Monsieur le président, madame la garde des sceaux, monsieur le président de la commission des lois, monsieur le rapporteur, mes chers collègues, si nous nous réjouissons que ce texte prévoie un renforcement important des droits de la défense à toutes les phases de la procédure – il tend notamment à encadrer le déroulement des « auditions libres » en rendant plus systématique le droit de la personne suspecte à être assistée par un avocat –, je veux redire ici l’appel du groupe écologiste à une refonte plus globale des procédures d’enquête et d’instruction qui soit conforme aux principes énoncés par le Conseil constitutionnel et par la Cour européenne des droits de l’homme.
C’est le droit pénal et la procédure pénale qu’il faut reconsidérer dans leur entier. Il faut cesser de réviser notre droit par petits bouts, au rythme des délais de transposition des directives et des condamnations de la CEDH.
Je le rappelle, il aura fallu les arrêts de la Cour européenne des droits de l’homme Dayanan contre Turquie du 13 octobre 2009, puis Brusco contre France du 14 octobre 2010, suivis de la décision du Conseil constitutionnel du 30 juillet 2010 et des arrêts de la Cour de cassation du 19 octobre 2010 pour que soit enfin élaboré le projet de loi permettant à l’avocat d’être présent lors des auditions des personnes placées en garde à vue. Cette loi, adoptée le 14 avril 2011, était un premier pas, nécessaire, mais loin d’être suffisant.
Je veux saluer ici le travail de mes collègues écologistes, tant au Sénat qu’à l’Assemblée nationale, qui se sont investis avec conviction pour enrichir ce texte. Ils ont plaidé, avec vigueur, pour que des mesures essentielles aux droits de la défense soient adoptées immédiatement, sans attendre les conclusions d’une énième mission ou d’un énième rapport.

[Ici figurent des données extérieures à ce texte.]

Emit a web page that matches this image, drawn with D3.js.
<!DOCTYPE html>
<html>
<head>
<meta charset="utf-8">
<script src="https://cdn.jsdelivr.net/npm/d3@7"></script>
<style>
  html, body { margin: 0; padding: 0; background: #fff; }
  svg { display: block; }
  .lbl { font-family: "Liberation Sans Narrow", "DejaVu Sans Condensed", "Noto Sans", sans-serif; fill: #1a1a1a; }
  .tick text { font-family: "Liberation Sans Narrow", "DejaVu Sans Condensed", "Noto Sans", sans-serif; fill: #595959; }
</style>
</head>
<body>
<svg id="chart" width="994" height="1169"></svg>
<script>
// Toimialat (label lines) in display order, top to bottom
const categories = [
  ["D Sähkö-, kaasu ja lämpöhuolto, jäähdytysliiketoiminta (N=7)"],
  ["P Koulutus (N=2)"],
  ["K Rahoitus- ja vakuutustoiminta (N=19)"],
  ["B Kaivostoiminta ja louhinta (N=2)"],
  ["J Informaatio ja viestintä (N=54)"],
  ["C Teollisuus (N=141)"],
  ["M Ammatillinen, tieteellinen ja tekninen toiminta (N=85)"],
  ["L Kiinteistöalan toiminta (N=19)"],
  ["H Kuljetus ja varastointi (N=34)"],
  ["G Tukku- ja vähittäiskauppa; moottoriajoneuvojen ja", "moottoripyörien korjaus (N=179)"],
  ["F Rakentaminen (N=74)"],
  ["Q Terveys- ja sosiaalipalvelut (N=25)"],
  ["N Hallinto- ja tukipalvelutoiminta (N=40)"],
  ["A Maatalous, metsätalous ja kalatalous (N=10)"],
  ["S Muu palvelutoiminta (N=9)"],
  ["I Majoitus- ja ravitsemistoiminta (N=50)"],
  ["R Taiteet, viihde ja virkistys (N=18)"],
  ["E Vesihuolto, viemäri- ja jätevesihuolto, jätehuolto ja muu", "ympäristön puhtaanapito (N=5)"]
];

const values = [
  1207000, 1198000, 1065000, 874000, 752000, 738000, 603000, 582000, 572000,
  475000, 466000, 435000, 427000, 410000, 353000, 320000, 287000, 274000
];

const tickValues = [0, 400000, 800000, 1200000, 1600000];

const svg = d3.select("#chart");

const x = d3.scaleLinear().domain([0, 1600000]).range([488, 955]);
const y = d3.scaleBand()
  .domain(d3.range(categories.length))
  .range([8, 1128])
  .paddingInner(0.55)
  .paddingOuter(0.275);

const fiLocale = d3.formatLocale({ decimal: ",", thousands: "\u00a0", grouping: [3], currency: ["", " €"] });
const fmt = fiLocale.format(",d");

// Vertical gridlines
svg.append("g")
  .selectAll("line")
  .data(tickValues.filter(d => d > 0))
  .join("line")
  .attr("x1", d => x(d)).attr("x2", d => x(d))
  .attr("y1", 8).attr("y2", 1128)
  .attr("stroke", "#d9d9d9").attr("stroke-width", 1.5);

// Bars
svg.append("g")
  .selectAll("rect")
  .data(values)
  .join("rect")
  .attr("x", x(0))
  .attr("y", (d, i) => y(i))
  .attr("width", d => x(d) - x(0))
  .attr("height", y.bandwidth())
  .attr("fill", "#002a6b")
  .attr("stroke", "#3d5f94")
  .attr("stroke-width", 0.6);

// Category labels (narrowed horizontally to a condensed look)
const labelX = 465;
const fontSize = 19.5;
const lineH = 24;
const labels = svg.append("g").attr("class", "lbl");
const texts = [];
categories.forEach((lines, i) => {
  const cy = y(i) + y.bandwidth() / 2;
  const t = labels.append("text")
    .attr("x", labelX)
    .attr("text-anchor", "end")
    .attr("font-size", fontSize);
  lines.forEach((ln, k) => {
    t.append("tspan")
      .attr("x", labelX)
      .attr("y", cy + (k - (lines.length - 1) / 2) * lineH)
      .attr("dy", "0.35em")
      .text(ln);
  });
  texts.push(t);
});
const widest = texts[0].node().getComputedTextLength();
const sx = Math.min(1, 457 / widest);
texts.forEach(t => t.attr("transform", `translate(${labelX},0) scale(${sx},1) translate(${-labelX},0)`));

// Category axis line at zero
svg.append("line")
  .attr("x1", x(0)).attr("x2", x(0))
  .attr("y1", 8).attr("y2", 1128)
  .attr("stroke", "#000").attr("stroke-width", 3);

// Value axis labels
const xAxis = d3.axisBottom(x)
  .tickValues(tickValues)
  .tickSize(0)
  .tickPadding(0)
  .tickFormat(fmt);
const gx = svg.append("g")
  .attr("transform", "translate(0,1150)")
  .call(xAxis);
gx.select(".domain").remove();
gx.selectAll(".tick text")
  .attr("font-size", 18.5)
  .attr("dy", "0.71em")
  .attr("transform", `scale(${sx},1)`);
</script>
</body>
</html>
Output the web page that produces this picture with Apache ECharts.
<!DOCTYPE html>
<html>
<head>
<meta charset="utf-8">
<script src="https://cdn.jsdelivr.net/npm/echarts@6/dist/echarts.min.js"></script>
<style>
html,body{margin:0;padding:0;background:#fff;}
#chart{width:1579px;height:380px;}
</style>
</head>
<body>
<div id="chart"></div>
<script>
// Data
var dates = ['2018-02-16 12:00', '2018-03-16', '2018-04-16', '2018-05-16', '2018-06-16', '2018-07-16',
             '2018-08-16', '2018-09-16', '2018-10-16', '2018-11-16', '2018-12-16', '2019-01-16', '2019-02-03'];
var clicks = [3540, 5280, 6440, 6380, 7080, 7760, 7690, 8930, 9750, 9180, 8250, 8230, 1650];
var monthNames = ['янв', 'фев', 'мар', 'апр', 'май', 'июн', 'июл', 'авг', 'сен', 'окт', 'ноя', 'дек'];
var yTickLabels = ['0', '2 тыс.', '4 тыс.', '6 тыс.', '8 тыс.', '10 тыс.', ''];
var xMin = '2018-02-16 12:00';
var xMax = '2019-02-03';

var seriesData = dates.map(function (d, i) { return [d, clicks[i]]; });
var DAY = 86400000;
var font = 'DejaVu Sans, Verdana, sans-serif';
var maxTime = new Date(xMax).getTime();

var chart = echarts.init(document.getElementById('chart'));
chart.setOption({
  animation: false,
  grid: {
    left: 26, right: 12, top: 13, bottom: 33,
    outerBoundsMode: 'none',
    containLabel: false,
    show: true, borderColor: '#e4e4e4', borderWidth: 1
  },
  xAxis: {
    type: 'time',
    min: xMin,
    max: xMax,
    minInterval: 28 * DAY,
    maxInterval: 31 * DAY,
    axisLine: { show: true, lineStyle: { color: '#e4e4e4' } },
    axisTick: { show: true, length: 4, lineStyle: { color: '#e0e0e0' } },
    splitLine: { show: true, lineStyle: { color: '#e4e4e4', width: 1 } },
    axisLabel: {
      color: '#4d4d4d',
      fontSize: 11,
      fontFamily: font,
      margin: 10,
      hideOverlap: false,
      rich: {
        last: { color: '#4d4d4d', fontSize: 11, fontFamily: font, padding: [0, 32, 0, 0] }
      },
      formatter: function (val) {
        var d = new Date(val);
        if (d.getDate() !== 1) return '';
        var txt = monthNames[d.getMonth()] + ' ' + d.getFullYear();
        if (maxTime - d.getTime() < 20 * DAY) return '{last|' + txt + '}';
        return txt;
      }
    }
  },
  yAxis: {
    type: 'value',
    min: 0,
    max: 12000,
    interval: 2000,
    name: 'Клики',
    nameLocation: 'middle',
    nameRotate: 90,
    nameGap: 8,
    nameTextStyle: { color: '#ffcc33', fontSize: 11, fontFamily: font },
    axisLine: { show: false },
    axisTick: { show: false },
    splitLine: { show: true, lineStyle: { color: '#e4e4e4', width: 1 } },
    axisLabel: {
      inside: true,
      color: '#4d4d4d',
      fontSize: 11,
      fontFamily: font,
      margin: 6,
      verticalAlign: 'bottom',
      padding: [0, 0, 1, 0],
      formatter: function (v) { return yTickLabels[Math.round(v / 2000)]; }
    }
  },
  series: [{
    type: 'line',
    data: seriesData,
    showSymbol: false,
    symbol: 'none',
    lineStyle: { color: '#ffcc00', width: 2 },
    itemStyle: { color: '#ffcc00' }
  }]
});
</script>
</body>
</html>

Vous l’aurez compris, mes chers collègues, je fais notamment référence à l’amendement écologiste présenté par M. Sergio Coronado, adopté par la commission des lois de l’Assemblée nationale, prévoyant l’accès de l’avocat au dossier de l’enquête dès le début de la garde à vue et sur lequel le Gouvernement est revenu en séance.
En effet, les pièces de la procédure dont l’avocat peut prendre connaissance depuis la loi de 2011 sont limitativement énumérées par l’article 63-4-1 du code de procédure pénale. Cependant, ces documents ne concernent en rien les éléments de fond du dossier et ne permettent donc pas à l’avocat d’assister effectivement son client lors des auditions au cours desquelles il peut être présent.
Si la directive n’impose pas un tel accès au dossier, il nous semble pourtant que son esprit encourageait l’adoption d’une telle disposition. De surcroît, il ne fait aucun doute que, dans quelques années, si ce n’est quelques mois, les exigences de la jurisprudence de la cour de Strasbourg et des textes européens nous imposeront de revenir sur le sujet.
Toutefois, le présent projet de loi contient, dans l’ensemble, des avancées notables en matière de procédure pénale.
L’article 1er, par exemple, renforce de manière considérable les garanties offertes à la personne entendue dans le cadre de l’audition libre. En effet, le droit au silence, le droit à un interprète, ainsi que les droits à des conseils juridiques et, surtout, à l’assistance d’un avocat seront désormais notifiés au suspect entendu librement.
Nous nous félicitons également que la suppression de l’article 10, qui autorisait le Gouvernement à prendre une ordonnance pour adapter certaines dispositions législatives du code de l’entrée et du séjour des étrangers et du droit d’asile à la réforme du règlement Dublin II, ait été maintenue.
Cette refonte est nécessaire et les écologistes demandent depuis longtemps l’instauration d’un recours suspensif contre les décisions de transfert prises à l’encontre d’étrangers dont la demande d’asile relève de la compétence d’un autre État membre.
Mais une telle réforme ne doit pas être élaborée à la légère, si j’ose dire, et hors du contrôle du Parlement. Le Gouvernement doit s’engager sur cette question et faire des propositions concrètes au législateur. Nous attendons avec impatience de pouvoir enfin débattre et améliorer les droits des demandeurs d’asile et, plus généralement, des étrangers, tellement mis à mal par le précédent exécutif.
Pour conclure, et malgré les quelques réserves évoquées précédemment, le groupe écologiste votera ce texte, et d’autant plus résolument que sa discussion constitue, à quelques jours des élections européennes, une belle occasion de montrer au plus grand nombre que l’Europe et la construction de son droit commun peuvent aussi contribuer à renforcer les droits fondamentaux de tous les citoyens européens.